A true artist, Reznor is intent on causing a reaction, be it positive or negative. Is he tempted to test this out in other mediums?

“I absolutely would,“ he replies. “I don‘t like videos, because of MTV and I‘ve got no desire to work in that context, in that format. I‘ve got some plans to do some shit for the next album, but I don‘t want to say too much in case it doesn‘t come off, but it‘s along the lines of using film as a medium, working with a director, that compliments the record rather than being looked at as a video.

“The new record will be sort of more like a concept. I like the format of a CD or album to be a piece of work with a beginning and an end, rather than a collection of songs.“

Following his collaboration with Al Jourgenson, are there any more in the pipeline?

“I‘ve worked with the Revolting Cocks a little bit. I did the Cocks tour in America, played some guitar, and I did the 1,000 Homo DJ‘s. At some point when it‘s right we‘ll probably do something together again.“

Is there anyone that you‘d like to collaborate with that you haven‘t?

“I‘d like to do a lot of things that aren‘t obvious. I would like to get Prince for example, and say let‘s just produce an EP or 12“, but it‘s not going to be you producing me, it‘s going to be us working together. Get him back to doing...well I‘ve always been a fan, but some of the stuff he‘s done lately...but something sinister and cool and out there. He‘s been an inspiration in the way that he‘s proved that one guy on his own can do it.“

Nine Inch Nails are gaining more acceptance and are amassing a huge underground following in the States. As that grows, doesn‘t the introverted Reznor want to shy away from the trappings that success will inevitably bring?

“I don‘t know. This tour has been weird because we‘re still at the elevation status. As long as I can do what I do without the pressure of sales. But there‘s gonna be a time...well I don‘t see Nine Inch Nails as being real long lived. Hopefully I won‘t feel this way five or ten years from now and rather than bastardising it into something that turns people off, I’d rather change the name and incorporate some new ideas. I don‘t want to be an old fart. It‘s easy for me to say now that those guys suck, they haven‘t got it anymore. I’m still climbing up the ladder. But, yeah, inevitably I‘m going to mature and I don‘t want to drag the fans with me. Nine Inch Nails right now is heading in a direction of complete negativity and 1 want to explore that and see what happens.“

And financially? Is it the old trap of having inspiration and no money to put it into action or vice versa?

“I‘ve never had money, but I‘ve got enough now that I can pay my rent. We hear things like ‘Well, your T-shirts are now worth a million dollars, you can sell your merchandise franchise.‘ Christ y‘know?“ he says shaking his head in disbelief. “I’m tempted to sell it and then quit music and do something else, and say, tough shit guys!“ He laughs. “I wouldn‘t do that, but I didn‘t do this for money, and I‘m not going to let that change us.

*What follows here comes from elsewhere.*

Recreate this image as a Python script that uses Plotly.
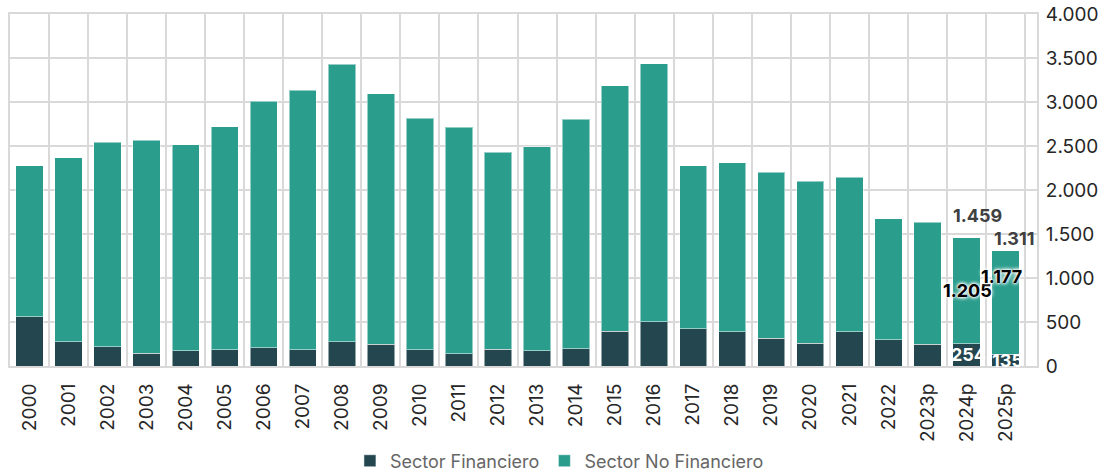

It‘s very tempting, but to sell out would be to go against everything I‘ve ever said, or the reason that I’m making music in the first place.

“I really don‘t think I‘ve changed as a person, as far as the success factor. I’m flattered when someone comes up to me, but I moved to New Orleans to get away from people, just so I can write music, live, wink down the street without getting a big scene. I don‘t want to be around that, although some people seem to need that.“

And as they say, money can‘t buy you happiness. Are you bothered that the press have got you down as a miserable bastard? “It‘s kind of an extension of the truth. People listen to that record and say ‘God you must be the most depressed person‘. Well, yeah, I was depressed when I wrote the album, but you know if I wrote a novel about killing people that doesn‘t necessarily mean I‘m going to go around doing it. I can project and extend things beyond what they truly are.

“When I was doing that record I would start with how I felt about something and take that to the ultimate degree of what I could feel for that and see what it was. In turn I bummed myself out by doing it, but I got a documentation of it. What irritates me is when some f**ker comes up to me and goes (he takes on a thick drawl), ‘Who was the girl who f**ked you over?‘

“When we first started this out, being on a little label there was no-one to guide me as far as press. When I first started doing interviews people are asking me about my background and it wasn‘t a real bizarre story. I didn‘t grow up living in twenty countries, I didn‘t have a heroin habit and I‘d never been a male prostitute.

“And I thought ‘I‘m boring!‘ I grew up in Pennsylvania, went to college and dropped out. But I decided instead of fabricating some kind of story that would make me sound more interesting, to tell the truth. Because lying about things would contradict what I had done in terms of the record. On stage I didn‘t sit down and create a character consciously, it just developed naturally. But the bad thing is that now people I don‘t know and maybe don‘t want to, know about me. That was really creepy at first, but now I‘m just numb to it.“

I comment on the dangers of the obsessive fan, and how Perry Farrell had his artwork smashed up by one who couldn‘t accept he had a life outside his persona.

“But there‘s a trade off,“ argues Trent. “You get an artistic platform, you get people catering to your every whim. The downside is you have to sacrifice some things to get that. Y‘know I bitch about people bugging me, but I just get tired on tour of people hounding you not understanding that it wou’ld be so much nicer to just wave and leave. But I‘d rather be doing this than anything else.“

And on that note I depart to witness Ice-T‘s magnificent all-out rap attack, and with the audience participation, yeah, it did look a pretty hard act to follow. However, Nine Inch Nails proved themselves up to the challenge. Reznor pacing the stage, wild-eyed and razor sharp, looked a million miles away from the quiet unassuming figure I‘d met only an hour earlier.

Live, Nine Inch Nails are a killing machine, and rolling into battle with such tenacity, it seems for now at least, their downward spiral is reversing to spin out with anger.